What is it that makes ambient music good? It’s a genre somewhat counterintuitively designed not to be noticed, most often associated with kitschy yoga settings or sci-fi soundtracks. Ambient is one of the more abstract and hard-to-judge genres, with some works consisting of unchanging drones for the entirety of their runtime. Some of these albums, with patience, reveal themselves to be filled with subtle details and transcendent bliss, evidenced by the now-defunct duo Stars of the Lid and their work’s subtle dreamscapes conjured with nigh-static compositions. Other artists that come to mind for similar accomplishments include Yellow Swans and Jefre Cantu-Ledesma. However, some of the most interesting records in the genre are intricately layered, finely detailed patchworks of overlapping sounds that make you question if what you’re listening to can still be called background noise. Enter “Harmony in Ultraviolet,” the 2006 masterwork by producer Tim Hecker.
Where much of ambient music often serves as a tonic to the high-tempo and hook-filled music we hear throughout most of our daily lives, Hecker’s works, although ready and able to fulfill this purpose, simultaneously offer a challenging soundscape for the listener to immerse themselves in. “Harmony in Ultraviolet” is, perhaps, my most streamed album of all time, and I’ve continued to find new details beneath each shimmering texture and reverbed guitar note.
From the first wavering cascades of airy synths on the opener “Blood Rainbow,” Hecker pulls you into the strange world of his creation. It’s a place where texture and consistency blend and reform, abstract shapes combine and melt down into bleak drones, embellished by spiraling synth layers and tentatively plucked guitar and drenched in cavernous reverb. The mood of the record feels tailored to what the listener wants from it; the mechanical and often noisy sections can feel cold and desolate while the high peaks of glowing key lines evoke cinematic beauty. I find myself returning to it a lot when I’m stressed or tired; there’s something effortlessly easy about this album as a listening experience, even though it offers so much more when being given a focused listen.
The dizzying lead melody of “Chimeras” is one of the more discernible moments in the bleary-eyed haze and the closest thing to a motif the album has. For a brief period, the album stops its shape-shifting in front of you to coalesce, a glimpse of something familiar in the swirling storm. Then it dissolves, leaving you back in the fascinating darkness. It’s hard to pick highlights on a record such as this, where the whole tracklist is a contribution to the soundscape and structure is altogether not a rule anymore, but it is one of the most memorable moments after countless relistens.
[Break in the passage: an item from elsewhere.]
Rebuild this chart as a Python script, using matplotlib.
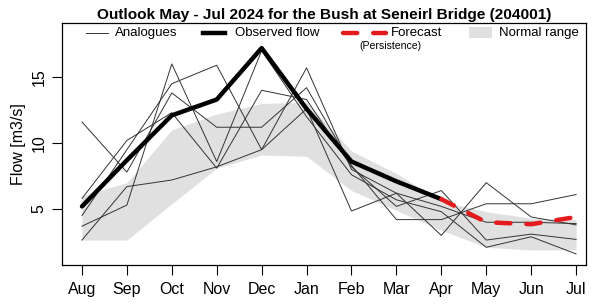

The album is at once harmonious and discordant, with searing walls of noise rushing past soft, gloomy drones on tracks such as “Spring Heeled Jack Flies Tonight.” This dichotomy is yet another reason I appreciate this album. It shouldn’t work as well as it does as all of its elements collide, yet it not only works but excels. The versatility at play here is perhaps the overall best part of the album. It is frigid and confrontational, welcoming and enticing, haunting and healing. It is an album that feels like a reflection of the many quiet emotions of life. Perhaps the only spirits lacking here are a fun party high or a snarling rage, but either of those would take away from the murky pristine of the album.
Fascinatingly, there is a ghostly sort of feeling this record evokes, one of spirits calling out into some burbling ether. On one track to another, a lonely synth or sharp tone will bark into the void, echoing out and vanishing forever yet never replicated or reprised. It shows the attention-to-detail Hecker applies to his work, not content with simply making a meditative loop that allows for relaxation or even melancholy reflection. Rather he pushes himself to create this web of sound, an undulating sea of mechanical and organic fusions, as much TV static as it is a glorious, futuristic soundtrack to some sort of society fraying at the seams. “Harmony in Ultraviolet” feels like it’s located on another planet, in an ocean trench where luminous echoes pierce through the murk. It’s a wondrous twilight zone of strange fish eyeing you curiously as you descend closer to something that might be heaven.